You may choose to believe this stick is solely for me.
You may view the cane as a reason to question my ability.
Reflect on this entire moment being centered around your ability to see.
For if you do not, the symbol I walk with, has lost the power of being for we.
After six months of progressively losing my sight, my vision had gotten to a point where I did not feel comfortable or safe walking in unfamiliar territory alone. This severely limited the amount of independence I was afforded and the frustration which stemmed from feeling trapped was unbearable. I did not want to start using a white cane, which I had previously seen other visually impaired or blind individuals use. I believed that to walk around with this piece of equipment was equitable to shouting to everyone, “Hey! I am blind!.” Although this is exactly who I was, I was not emotionally ready to publicly share this identity with the world. However, there came a point where the desire for independence won the battle over my fear and shame. When I decided to lean into the vulnerability, not only did I gain a degree of my independence back, but my life became astonishingly more simple in a way I had never foreseen.
As I have now been using my cane (which I refer to as my stick. Because for me, the word cane creates images and thoughts which are different than the function which I use the device for) for over a year I have learned that it is as much for me as it is for others. For me, the stick serves as a means to signal if stairs are coming up. It allows me to identify where sidewalks are and if I am about to walk into a puddle. Most importantly, my stick allows for those who I encounter to be aware of my identity.
When I am traveling alone, navigating an airport becomes quite difficult. The inability to see the gate numbers, find security, or know where bathrooms are located are just a few examples of what makes these locations, as well as many others, troublesome to independently navigate. When I am traveling alone, and need to get to the gate which my flight is departing from, I must ask for help. Without my stick, this request for assistance might get me a quizzical look paired with a less than kind and confused explanation of the directions. At this point, I am required to share that I have a visual impairment and to have someone assist me to the gate would be helpful.
This same situation with my stick looks like this:
Me: “Is there anyone who can help me get to my gate?”
Airport employee: “Yes, let me call someone right up.”
These same obstacles are what keep many in the community including myself for a short time, from traveling solo. But once I began using my stick, my fears of navigating these new and unknown waters began to dissipate.
Whether I am in an airport asking for assistance to my gate, at a restaurant asking about the items on the menu, or crossing paths with someone I have met before but am unable to distinguish them based on their voice, my needs are different from others. Without saying a word, my stick communicates to others a request for grace, patience, and understanding.
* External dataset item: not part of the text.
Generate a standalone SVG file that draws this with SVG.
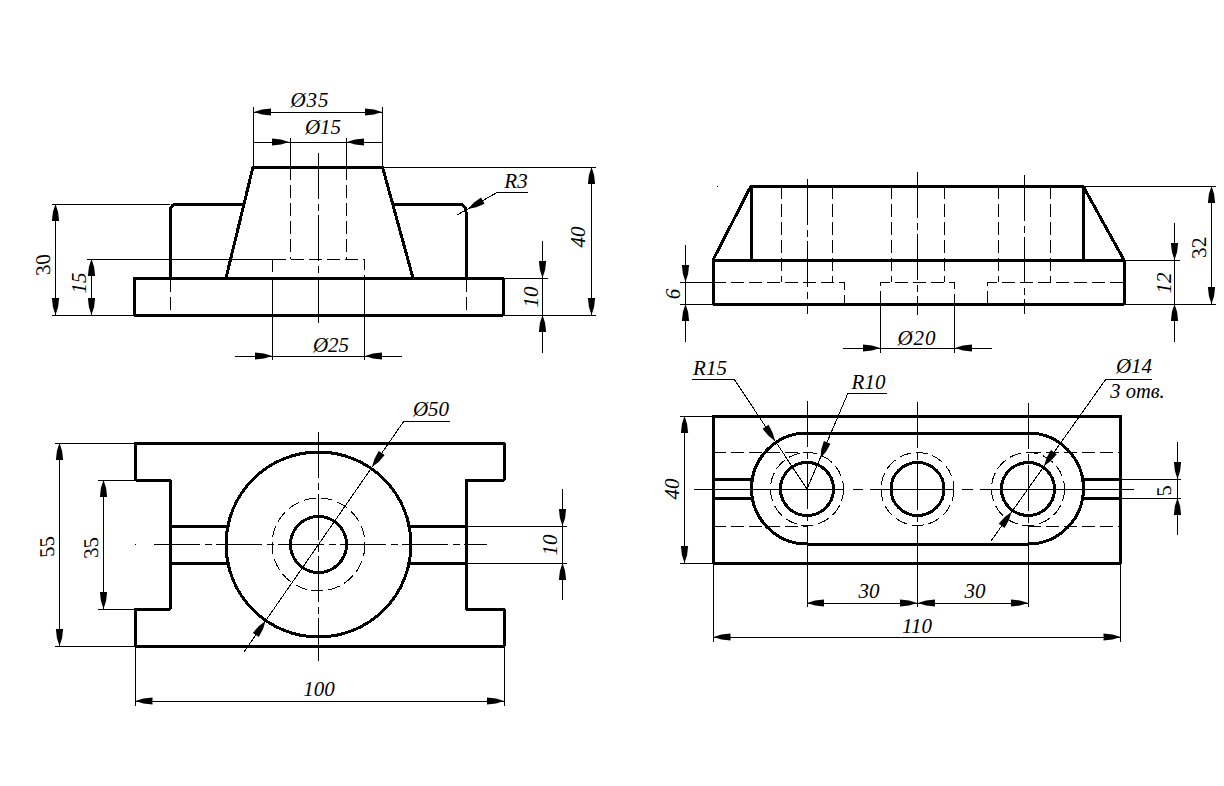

What I appreciate most about my stick, is what I previously feared most. My stick has given me the ability and confidence to ask for help and be more comfortable with my identity. Although, you might not carry a stick like mine, the identities you hold, and your human need for assistance still exists. I am still learning many lessons about vulnerability, but I have experienced the positive impact of leaning into those pieces of your life which are most uncomfortable and unknown, and doing so with others. Asking for help does not mean you are weak; it means you are strong enough to recognize that we are greater than me.